An artist’s impression of Ubirajara jubatus, a new species of dinosaur found to sport strange spikes most likely used for mating displays
Paleontologists have discovered a new species of dinosaur that’s a real show-off. Ubirajara jubatus is a small creature found with strange spikes sticking out of its shoulders, which scientists speculate were used as ornaments like a peacock’s tail.
At a glance, Ubirajara’s body shape looks pretty familiar. It’s a chicken-sized dinosaur in the compsognathid family – you might remember some of its relatives as those little blighters running underfoot and occasionally swarming people in the Jurassic Park/World movies.

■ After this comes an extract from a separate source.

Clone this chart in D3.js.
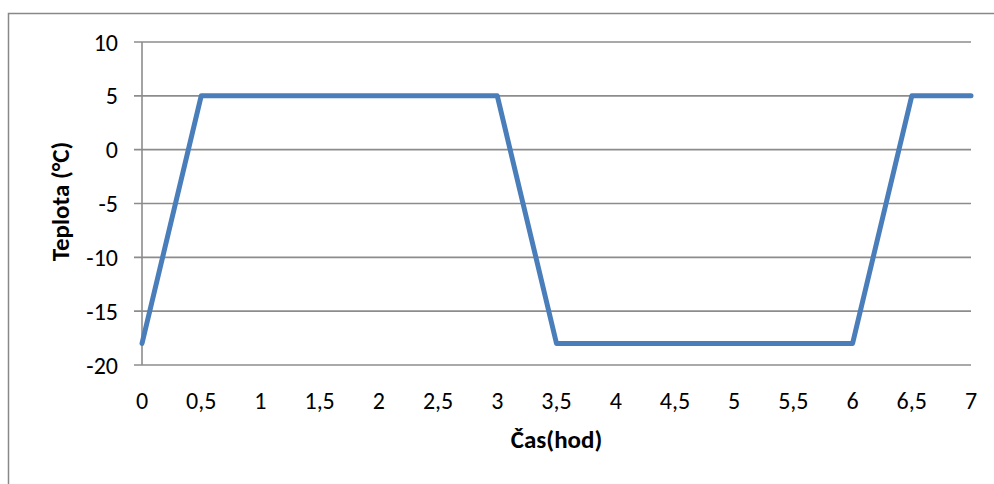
<!DOCTYPE html>
<html>
<head>
<meta charset="utf-8">
<script src="https://cdn.jsdelivr.net/npm/d3@7"></script>
<style>
  html, body { margin: 0; padding: 0; background: #fff; }
  svg { display: block; font-family: Carlito, Calibri, Lato, "Open Sans", sans-serif; }
</style>
</head>
<body>
<svg id="chart" width="994" height="484"></svg>
<script>
// Temperature profile over time
const timeHours = [0, 0.5, 3, 3.5, 6, 6.5, 7];
const temperature = [-18, 5, 5, -18, -18, 5, 5];
const xTickValues = [0, 0.5, 1, 1.5, 2, 2.5, 3, 3.5, 4, 4.5, 5, 5.5, 6, 6.5, 7];
const yTickValues = [-20, -15, -10, -5, 0, 5, 10];
const xTitle = "Čas(hod)";
const yTitle = "Teplota (°C)";

const svg = d3.select("#chart");
const plot = { left: 142, right: 971, top: 42, bottom: 365 };

// outer chart frame (extends past the right and bottom edges)
svg.append("rect")
  .attr("x", 8.5).attr("y", 13.5)
  .attr("width", 1000).attr("height", 500)
  .attr("fill", "none").attr("stroke", "#888").attr("stroke-width", 1.5);

const x = d3.scaleLinear().domain([0, 7]).range([plot.left, plot.right]);
const y = d3.scaleLinear().domain([-20, 10]).range([plot.bottom, plot.top]);

const fmt = d => String(d).replace(".", ",");

// horizontal gridlines
svg.append("g")
  .selectAll("line")
  .data(yTickValues)
  .join("line")
  .attr("x1", plot.left - 8).attr("x2", plot.right)
  .attr("y1", d => y(d)).attr("y2", d => y(d))
  .attr("stroke", "#8c8c8c").attr("stroke-width", 1.6);

// vertical axis line
svg.append("line")
  .attr("x1", plot.left).attr("x2", plot.left)
  .attr("y1", plot.top).attr("y2", plot.bottom)
  .attr("stroke", "#8c8c8c").attr("stroke-width", 1.6);

// y tick labels
svg.append("g")
  .selectAll("text")
  .data(yTickValues)
  .join("text")
  .attr("x", plot.left - 24)
  .attr("y", d => y(d))
  .attr("dy", "0.36em")
  .attr("text-anchor", "end")
  .attr("font-size", 24)
  .attr("fill", "#000")
  .text(fmt);

// x tick labels
svg.append("g")
  .selectAll("text")
  .data(xTickValues)
  .join("text")
  .attr("x", d => x(d))
  .attr("y", 400)
  .attr("dy", "0.36em")
  .attr("text-anchor", "middle")
  .attr("font-size", 24)
  .attr("fill", "#000")
  .text(fmt);

// data line
const line = d3.line().x((d, i) => x(timeHours[i])).y(d => y(d));
svg.append("path")
  .datum(temperature)
  .attr("d", line)
  .attr("fill", "none")
  .attr("stroke", "#4a7ebb")
  .attr("stroke-width", 5)
  .attr("stroke-linejoin", "round")
  .attr("stroke-linecap", "round");

// axis titles
svg.append("text")
  .attr("x", (plot.left + plot.right) / 2)
  .attr("y", 439)
  .attr("dy", "0.36em")
  .attr("text-anchor", "middle")
  .attr("font-size", 25)
  .attr("font-weight", "bold")
  .text(xTitle);

svg.append("text")
  .attr("transform", `translate(60,${(plot.top + plot.bottom) / 2 - 2}) rotate(-90)`)
  .attr("dy", "0.36em")
  .attr("text-anchor", "middle")
  .attr("font-size", 25)
  .attr("font-weight", "bold")
  .text(yTitle);
</script>
</body>
</html>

Rather than the green scaly skin of its Hollywood counterparts, Ubirajara had a long, thick mane running down its back, and furry filaments covering its arms. The researchers believe that the animal could make its mane stand on end at will, the way a dog can raise its hackles when it feels threatened. In calmer times, it could lay the mane flat against its skin, to keep it out of the way while darting around the underbrush.
But the mane isn’t its most fascinating feature – that honor belongs to the weird structures poking out of its sides. They were long, flat, stiff ribbons with a small ridge down the middle. They’re not quite feathers, but they were made of keratin, the substance that makes up bird’s feathers and beaks and our own hair. Their positioning on the shoulders means they could probably also be raised and lowered as needed.
And most importantly, the team says that nothing like them has ever been found in the fossil record before.
Dating back about 110 million years, Ubirajara is one of the oldest examples of this kind of ornamentation in dinosaurs. The insight was gleaned thanks to the immaculate fossil, which managed to preserve not only bone, but soft tissue like skin and these keratin structures.